DIRECTION:
Wherever the word "page" turns up in a line of the entries, copy that line.

-- BEGIN RECORDS --

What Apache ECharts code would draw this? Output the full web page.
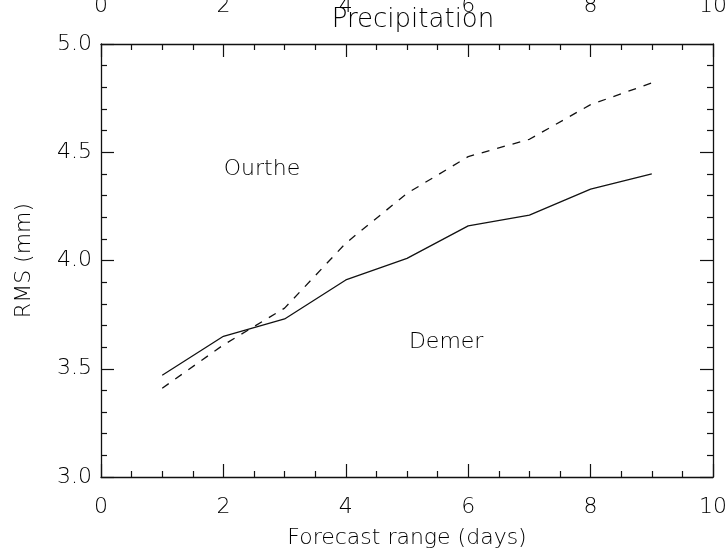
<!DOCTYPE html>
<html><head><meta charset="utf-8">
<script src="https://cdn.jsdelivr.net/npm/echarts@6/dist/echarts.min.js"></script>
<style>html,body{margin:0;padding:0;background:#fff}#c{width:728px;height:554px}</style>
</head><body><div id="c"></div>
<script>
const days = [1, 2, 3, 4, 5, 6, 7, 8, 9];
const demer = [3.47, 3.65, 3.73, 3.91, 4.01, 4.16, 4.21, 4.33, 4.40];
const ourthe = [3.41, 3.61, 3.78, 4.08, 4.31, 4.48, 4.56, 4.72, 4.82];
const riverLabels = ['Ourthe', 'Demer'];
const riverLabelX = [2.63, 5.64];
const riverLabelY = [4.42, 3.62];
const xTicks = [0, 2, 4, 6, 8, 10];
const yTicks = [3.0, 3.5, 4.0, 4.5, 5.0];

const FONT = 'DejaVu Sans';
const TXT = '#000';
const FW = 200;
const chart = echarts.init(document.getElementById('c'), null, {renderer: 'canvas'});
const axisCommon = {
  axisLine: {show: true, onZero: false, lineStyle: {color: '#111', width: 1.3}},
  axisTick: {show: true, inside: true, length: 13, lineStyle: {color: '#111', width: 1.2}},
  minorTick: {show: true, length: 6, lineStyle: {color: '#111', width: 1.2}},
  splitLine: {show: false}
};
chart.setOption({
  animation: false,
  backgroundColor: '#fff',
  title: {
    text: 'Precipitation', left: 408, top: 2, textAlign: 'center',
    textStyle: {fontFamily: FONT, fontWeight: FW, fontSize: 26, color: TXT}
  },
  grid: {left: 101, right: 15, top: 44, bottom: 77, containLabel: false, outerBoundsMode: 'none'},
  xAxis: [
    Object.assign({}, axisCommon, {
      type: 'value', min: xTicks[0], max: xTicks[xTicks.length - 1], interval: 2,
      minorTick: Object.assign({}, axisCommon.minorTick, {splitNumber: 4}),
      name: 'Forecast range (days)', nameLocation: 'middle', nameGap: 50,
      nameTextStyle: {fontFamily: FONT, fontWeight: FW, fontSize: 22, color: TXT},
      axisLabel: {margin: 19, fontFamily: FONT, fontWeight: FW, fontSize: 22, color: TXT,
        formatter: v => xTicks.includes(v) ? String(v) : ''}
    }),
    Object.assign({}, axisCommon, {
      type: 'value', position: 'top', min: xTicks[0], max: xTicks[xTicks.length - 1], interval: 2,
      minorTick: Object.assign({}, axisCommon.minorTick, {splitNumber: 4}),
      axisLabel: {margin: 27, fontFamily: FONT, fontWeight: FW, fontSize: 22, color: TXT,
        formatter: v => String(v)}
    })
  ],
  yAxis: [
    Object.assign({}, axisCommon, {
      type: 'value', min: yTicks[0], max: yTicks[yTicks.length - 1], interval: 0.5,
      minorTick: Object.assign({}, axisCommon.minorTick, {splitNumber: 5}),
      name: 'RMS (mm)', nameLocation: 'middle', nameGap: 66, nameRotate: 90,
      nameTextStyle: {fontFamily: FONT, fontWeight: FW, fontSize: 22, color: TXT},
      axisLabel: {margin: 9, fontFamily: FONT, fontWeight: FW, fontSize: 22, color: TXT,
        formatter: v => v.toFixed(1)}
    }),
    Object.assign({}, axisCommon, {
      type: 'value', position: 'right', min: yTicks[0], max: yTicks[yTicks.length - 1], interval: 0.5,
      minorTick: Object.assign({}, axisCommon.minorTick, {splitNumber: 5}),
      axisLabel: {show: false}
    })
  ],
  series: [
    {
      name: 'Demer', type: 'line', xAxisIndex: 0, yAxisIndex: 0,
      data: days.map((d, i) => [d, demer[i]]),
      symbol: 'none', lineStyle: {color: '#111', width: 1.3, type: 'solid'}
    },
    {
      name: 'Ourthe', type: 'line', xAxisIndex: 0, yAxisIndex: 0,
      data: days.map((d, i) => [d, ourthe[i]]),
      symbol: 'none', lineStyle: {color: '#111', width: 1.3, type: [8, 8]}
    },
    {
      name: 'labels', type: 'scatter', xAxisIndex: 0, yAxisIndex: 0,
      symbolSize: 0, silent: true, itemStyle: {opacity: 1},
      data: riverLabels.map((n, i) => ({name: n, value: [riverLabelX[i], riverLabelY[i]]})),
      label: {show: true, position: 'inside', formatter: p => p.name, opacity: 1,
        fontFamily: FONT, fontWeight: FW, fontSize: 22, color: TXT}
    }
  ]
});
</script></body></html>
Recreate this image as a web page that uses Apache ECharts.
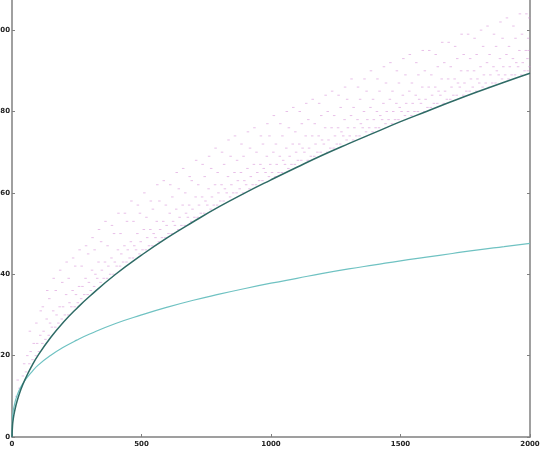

-- END RECORDS --

OUTPUT FOR THIS TASK:
What Apache ECharts code would draw this? Output the full web page.
Recreate this image as a web page that uses Apache ECharts.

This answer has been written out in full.